User holding power banks. PC: MOPO Twitter
“Expensive and Limited,” MOPO Users’ Challenges
Despite showing foresight in bridging energy demands, many low-income earners in these communities cannot afford MOPO’s services.
Ayeni John, a primary school teacher who began to rent the MOPO power bank in March decries the cost he has incurred since. Many times, he has ended up not exhausting the power bank before it is 24 hours. “The time limit is small for me. They should, please, increase it,” he said.
He said: “In fact, MOPO has been very helpful since I started using it. But the problem is the charges. Imagine me spending two hundred and fifty naira almost everyday for thirty days, it’s telling on my little salary. But since we don’t have another alternative yet, we still have to continue using it”.

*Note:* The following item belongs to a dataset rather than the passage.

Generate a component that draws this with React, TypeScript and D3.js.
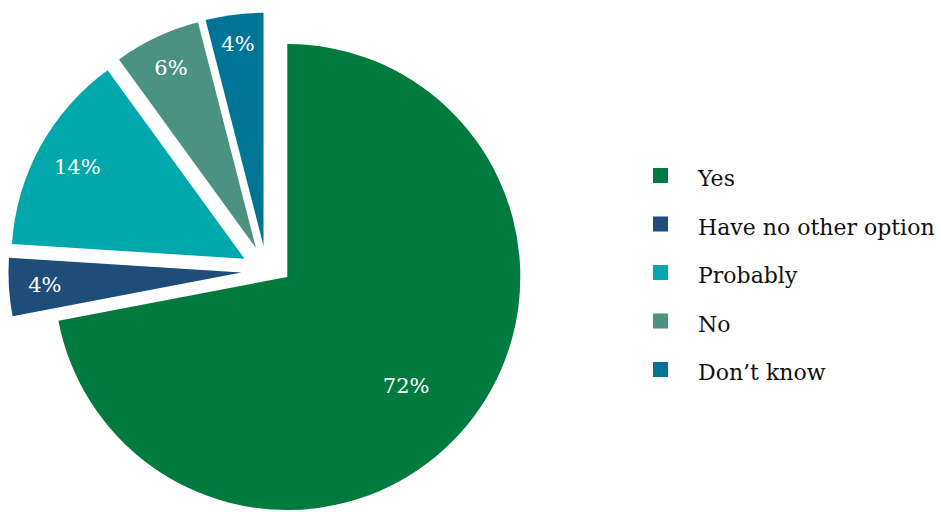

Similarly, Sarah Badmus, a 200-level part-time student of Federal University Oye-Ekiti (FUOYE) complained of the high cost saying “it would be extremely cool if they can bring it down”.
An agent attending to a customer. Photo Credit: MOPO Twitter.
Speaking on the cost of renting a power bank, Miss Adeoye claims that the high fee is not the fault of MOPO agents.
“We have four agents in Oye-Ekiti and they can tell you that we only gain N50 on a power bank and the remaining money belongs to the company. If care is not taken, we agents can end up running into losses,” she mentioned.
Once it is 24 hours, the device automatically stops working and a customer’s failure to return it to the agent will lead to an additional N50 late return fee.
“Nigerians can be difficult to deal with. Some of them will hold the device for many days without returning it. We will have to be chasing them with calls before someone will answer you. Meanwhile, the mobile app will continue to deduct lateness charges from our account. You see why we have to collect the lateness charges.” she added.